Giornalisti turchi in pericolo. Illustrazione di Gianluca Costantini per FDU Milano. Fonte: pagina Facebook del Festival dei Diritti Umani.

L'informazione, per essere di qualità, non dovrebbe essere militante. Ma lo stato di eccezionalità in cui si trova oggi la Turchia ha reso necessario fare giornalismo di mobilitazione, che si concentra sulla contestazione a discapito della pura informazione. Non è un buon giornalismo, riconosce Insel, ma non c'è scelta. Dal 2015, anno delle elezioni politiche, la Turchia è diventata un paese sempre più violento: attentati, scontri tra le forze dell'ordine e il PKK, e atti di violenza diffusa hanno causato la morte di più di 2.000 persone tra militari e civili. Tra i più bersagliati e vulnerabili ci sono i giornalisti locali, le cui vicissitudini non fanno notizia a livello nazionale né internazionale. Aggiunge Insel:

Mi si chiede come è possibile fare il giornalista in queste condizioni. Io non mi considero un giornalista. Sono più un cronista, una persona che va avanti. Mentre proseguo, mi cadono bombe accanto. Qualcuno muore, qualcuno viene arrestato, ma io vado avanti. Altre bombe, altri caduti, ma io continuo ad andare avanti. Sappiamo che un giorno toccherà a noi, ma fino a che non saremo noi a essere colpiti, avremo il potere di parlare anche per chi è caduto. Il diritto e il dovere di andare avanti.

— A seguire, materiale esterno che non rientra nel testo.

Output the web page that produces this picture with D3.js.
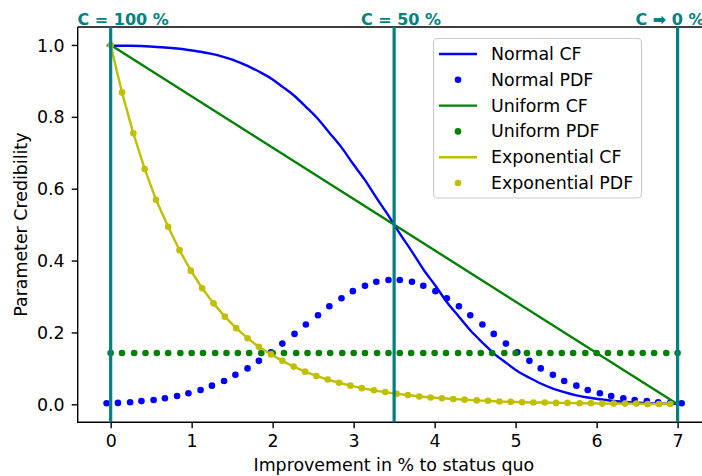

Davvero i giornalisti “se la vanno a cercare”?

Beppe Giulietti, presidente della Federazione Nazionale Stampa Italiana, si scalda quando si parla delle responsabilità dei giornalisti rispetto ai pericoli che affrontano, e sottolinea come l'oscurità e il silenzio siano necessari al malaffare, che comprensibilmente detesta l'esposizione mediatica. È la tensione alla conoscenza che fa il giornalista (non il tesserino), e quando questa tensione lo conduce in situazioni rischiose, sono i colleghi che hanno l'opportunità di proteggerlo, come una sorta di ‘scorta mediatica’: se, per ogni giornalista minacciato per aver sollevato il velo su questioni scomode, ce ne fossero altri a continuare la sua opera per portarle sempre più allo scoperto, con un'altra inchiesta, un'altra telecamera, un altro microfono, i malavitosi saprebbero che più minacciano, più saranno sotto i riflettori di chi cerca la verità.

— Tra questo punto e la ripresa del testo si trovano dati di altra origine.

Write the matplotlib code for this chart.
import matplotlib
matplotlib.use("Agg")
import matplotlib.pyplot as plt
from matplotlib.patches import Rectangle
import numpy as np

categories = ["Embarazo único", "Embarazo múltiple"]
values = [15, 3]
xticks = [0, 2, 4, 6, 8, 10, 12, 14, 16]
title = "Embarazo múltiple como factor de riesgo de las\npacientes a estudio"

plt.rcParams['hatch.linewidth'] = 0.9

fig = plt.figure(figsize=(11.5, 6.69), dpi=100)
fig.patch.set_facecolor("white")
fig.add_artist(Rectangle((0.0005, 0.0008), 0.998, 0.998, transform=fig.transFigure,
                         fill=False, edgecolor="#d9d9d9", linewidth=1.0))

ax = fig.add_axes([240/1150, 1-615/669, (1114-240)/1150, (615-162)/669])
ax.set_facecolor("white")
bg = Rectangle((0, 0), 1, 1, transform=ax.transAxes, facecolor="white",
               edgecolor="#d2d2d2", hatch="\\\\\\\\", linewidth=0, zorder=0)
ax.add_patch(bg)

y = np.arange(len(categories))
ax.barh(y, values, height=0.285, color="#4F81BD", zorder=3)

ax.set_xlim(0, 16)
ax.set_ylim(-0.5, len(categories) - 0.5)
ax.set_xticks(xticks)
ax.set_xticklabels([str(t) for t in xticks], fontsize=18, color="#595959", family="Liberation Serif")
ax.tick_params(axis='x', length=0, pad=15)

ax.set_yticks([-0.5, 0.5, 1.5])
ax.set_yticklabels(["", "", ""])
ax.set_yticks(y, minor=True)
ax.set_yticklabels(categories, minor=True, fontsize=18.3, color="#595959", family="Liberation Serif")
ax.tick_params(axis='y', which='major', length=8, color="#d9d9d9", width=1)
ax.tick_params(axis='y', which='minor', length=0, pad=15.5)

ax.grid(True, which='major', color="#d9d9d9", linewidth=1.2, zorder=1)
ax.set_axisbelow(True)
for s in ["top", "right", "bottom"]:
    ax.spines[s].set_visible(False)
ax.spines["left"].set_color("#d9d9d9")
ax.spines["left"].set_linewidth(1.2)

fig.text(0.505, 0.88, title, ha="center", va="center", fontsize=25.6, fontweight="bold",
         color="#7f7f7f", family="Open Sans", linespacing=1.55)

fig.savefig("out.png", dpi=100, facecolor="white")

Rocchelli & Mironov + Genitori di Andrea

Sopra: Andrea Rocchelli e Andrej Mironov nell'illustrazione di Gianluca Costantini. Fonte: festivaldirittiumani.it – Sotto: I genitori di Andrea Rocchelli raccontano la loro lotta per giungere alla verità. Fonte: festivaldirittiumani.it

La storia di Andrea Rocchelli, raccontata al Festival dai suoi genitori, può forse farci da paradigma per comprendere molte storie purtroppo simili, come quelle di Giulio Regeni, di Ilaria Alpi e Miran Hrovatin, di Enzo Baldoni, di Raffaele Ciriello, di Antonio Russo.

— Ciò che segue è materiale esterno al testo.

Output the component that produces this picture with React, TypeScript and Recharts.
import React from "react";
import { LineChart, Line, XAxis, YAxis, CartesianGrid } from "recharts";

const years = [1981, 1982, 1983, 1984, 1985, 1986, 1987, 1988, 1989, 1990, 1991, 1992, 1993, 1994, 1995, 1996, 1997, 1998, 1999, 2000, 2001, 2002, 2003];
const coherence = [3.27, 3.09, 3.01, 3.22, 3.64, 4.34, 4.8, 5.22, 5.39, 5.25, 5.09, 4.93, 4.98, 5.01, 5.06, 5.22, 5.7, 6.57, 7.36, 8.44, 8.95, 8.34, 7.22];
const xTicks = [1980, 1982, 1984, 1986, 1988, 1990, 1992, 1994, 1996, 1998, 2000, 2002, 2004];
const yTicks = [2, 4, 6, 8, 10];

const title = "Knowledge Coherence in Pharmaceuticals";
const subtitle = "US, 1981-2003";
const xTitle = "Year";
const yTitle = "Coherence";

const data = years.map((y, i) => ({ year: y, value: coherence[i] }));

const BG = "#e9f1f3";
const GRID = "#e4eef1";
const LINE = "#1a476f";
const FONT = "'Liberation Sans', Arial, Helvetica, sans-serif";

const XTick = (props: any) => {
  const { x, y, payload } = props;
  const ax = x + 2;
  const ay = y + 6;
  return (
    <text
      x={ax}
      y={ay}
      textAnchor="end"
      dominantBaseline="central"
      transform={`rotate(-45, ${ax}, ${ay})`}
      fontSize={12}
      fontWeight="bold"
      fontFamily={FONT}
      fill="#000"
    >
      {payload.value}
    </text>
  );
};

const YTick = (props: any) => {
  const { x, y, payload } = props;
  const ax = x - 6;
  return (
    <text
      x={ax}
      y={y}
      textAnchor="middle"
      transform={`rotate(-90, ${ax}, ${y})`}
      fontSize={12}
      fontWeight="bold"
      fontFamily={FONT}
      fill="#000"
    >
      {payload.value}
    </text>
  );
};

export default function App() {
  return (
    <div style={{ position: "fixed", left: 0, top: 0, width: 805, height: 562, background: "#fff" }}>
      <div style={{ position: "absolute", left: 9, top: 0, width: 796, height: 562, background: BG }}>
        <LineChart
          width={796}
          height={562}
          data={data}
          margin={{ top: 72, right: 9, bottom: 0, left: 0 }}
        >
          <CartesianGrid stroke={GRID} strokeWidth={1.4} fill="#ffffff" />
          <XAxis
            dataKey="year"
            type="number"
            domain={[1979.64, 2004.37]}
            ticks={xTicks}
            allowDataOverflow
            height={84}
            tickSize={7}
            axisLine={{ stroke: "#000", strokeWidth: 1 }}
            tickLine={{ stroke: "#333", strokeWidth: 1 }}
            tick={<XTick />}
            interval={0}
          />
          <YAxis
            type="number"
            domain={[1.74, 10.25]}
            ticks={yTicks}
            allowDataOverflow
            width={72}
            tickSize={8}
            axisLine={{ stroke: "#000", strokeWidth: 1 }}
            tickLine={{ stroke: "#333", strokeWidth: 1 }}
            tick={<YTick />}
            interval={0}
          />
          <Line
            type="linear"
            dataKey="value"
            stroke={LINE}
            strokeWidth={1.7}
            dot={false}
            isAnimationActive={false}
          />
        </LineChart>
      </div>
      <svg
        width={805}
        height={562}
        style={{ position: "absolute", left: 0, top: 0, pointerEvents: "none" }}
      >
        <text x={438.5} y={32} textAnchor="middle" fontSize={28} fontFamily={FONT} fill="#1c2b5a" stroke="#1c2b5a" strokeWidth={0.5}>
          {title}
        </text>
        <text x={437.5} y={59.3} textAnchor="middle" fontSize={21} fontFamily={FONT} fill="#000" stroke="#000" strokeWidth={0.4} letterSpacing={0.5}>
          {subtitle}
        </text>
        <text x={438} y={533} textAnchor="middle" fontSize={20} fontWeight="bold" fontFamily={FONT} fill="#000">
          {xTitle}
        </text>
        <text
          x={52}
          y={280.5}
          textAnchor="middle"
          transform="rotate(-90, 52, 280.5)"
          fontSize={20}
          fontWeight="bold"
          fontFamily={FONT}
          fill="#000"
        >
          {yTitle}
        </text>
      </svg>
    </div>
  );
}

Rocchelli era particolarmente interessato al processo di dissoluzione dell'esperimento sovietico e, dopo averlo seguito e documentato in zone come il Daghestan e la Cecenia, era finito in Ucraina, dove aveva raccontato i giorni dell’Euromaidan nel 2013.

Poco dopo il suo ritorno in Italia, era nuovamente ripartito, a sue spese, alla volta dell'Ucraina, con il collega russo Andrej Mironov. Coinvolti in una sparatoria per quello che sembrava un caso, il 24 maggio 2014 i due reporter sono rimasti uccisi. Ma grazie alla tenacia dei genitori e dei colleghi giornalisti di Rocchelli, e alla scoperta di alcune foto scattate dal reporter negli ultimi attimi di vita, la procura di Milano ha avviato una nuova istruttoria: nonostante una prima inchiesta (volutamente) sommaria svolta in Ucraina avesse confermato l'ipotesi dell'incidente, sembra invece che i giornalisti fossero il vero target dell'agguato.

L'intervento di Alessandra Ballerini, l'avvocatessa che segue il caso a fianco dei Sigg. Rocchelli, chiude la conferenza e prende avvio da queste parole:

Quando si tutelano i diritti umani, e la libertà d'espressione è uno dei principali diritti umani, lo si fa per se stessi in primo luogo. Se lo si fa attraverso gli altri, cioè tutelando i diritti degli altri, lo si fa comunque per rivendicare il proprio diritto. E questa è la magia dell'universalità dei diritti umani.